> _Directions for this task_
Identify the lines that contain the string "React" and copy all of them.

> _Data extract_
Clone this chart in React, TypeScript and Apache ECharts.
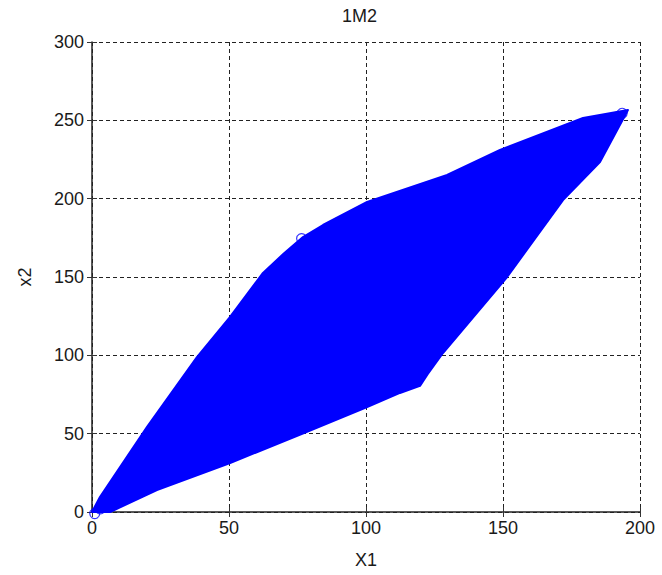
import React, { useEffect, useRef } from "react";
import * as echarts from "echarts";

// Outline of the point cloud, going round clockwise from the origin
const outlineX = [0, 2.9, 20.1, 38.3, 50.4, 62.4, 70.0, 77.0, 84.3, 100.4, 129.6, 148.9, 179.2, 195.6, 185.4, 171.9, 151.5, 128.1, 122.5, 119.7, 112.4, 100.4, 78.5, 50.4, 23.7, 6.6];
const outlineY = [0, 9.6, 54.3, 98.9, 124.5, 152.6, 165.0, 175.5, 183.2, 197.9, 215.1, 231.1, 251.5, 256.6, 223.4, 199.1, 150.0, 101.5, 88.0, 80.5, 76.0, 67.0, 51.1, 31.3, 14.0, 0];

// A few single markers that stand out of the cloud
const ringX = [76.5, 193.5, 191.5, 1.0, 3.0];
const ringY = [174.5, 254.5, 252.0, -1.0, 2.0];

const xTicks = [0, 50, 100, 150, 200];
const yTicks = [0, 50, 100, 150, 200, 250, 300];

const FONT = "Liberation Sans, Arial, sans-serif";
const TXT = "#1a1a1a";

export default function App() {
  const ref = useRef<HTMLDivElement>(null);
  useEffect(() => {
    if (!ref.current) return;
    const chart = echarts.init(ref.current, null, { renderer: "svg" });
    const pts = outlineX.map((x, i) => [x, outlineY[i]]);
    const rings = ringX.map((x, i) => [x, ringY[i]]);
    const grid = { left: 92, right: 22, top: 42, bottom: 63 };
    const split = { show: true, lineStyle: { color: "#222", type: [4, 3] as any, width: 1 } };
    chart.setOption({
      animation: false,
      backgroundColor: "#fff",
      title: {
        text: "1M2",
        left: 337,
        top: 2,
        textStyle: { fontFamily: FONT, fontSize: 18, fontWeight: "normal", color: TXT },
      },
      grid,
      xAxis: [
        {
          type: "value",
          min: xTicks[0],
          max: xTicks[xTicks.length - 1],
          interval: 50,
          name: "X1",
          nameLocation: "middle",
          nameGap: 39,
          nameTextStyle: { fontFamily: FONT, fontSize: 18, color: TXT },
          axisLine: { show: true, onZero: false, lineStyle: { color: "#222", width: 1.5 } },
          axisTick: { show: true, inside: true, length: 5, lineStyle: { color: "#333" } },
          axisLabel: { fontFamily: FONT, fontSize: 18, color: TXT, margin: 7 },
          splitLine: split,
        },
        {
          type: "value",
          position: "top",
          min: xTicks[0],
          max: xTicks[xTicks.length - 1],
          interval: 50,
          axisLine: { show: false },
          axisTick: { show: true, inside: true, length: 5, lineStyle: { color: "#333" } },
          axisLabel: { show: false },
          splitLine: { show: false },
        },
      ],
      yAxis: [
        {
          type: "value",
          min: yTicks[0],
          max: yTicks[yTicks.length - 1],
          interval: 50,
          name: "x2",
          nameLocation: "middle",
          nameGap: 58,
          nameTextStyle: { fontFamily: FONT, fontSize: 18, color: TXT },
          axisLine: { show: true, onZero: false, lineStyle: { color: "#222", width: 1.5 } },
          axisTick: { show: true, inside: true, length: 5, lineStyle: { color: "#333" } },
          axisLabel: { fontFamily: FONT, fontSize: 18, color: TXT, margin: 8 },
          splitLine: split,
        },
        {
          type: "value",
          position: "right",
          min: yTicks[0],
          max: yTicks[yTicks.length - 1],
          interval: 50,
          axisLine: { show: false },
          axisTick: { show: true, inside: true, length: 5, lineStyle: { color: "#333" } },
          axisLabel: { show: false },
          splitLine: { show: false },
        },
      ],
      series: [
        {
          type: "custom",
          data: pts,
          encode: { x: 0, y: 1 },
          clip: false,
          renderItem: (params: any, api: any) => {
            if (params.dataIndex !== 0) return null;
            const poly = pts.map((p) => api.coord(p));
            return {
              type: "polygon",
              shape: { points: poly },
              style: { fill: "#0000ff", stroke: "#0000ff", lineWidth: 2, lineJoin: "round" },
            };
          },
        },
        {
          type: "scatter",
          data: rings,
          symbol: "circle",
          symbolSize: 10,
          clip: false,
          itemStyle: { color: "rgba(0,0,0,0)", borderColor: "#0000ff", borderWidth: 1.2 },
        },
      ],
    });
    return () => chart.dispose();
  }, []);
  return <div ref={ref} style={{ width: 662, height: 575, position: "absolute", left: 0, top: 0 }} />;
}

> _Solution to this problem_
Clone this chart in React, TypeScript and Apache ECharts.
import React, { useEffect, useRef } from "react";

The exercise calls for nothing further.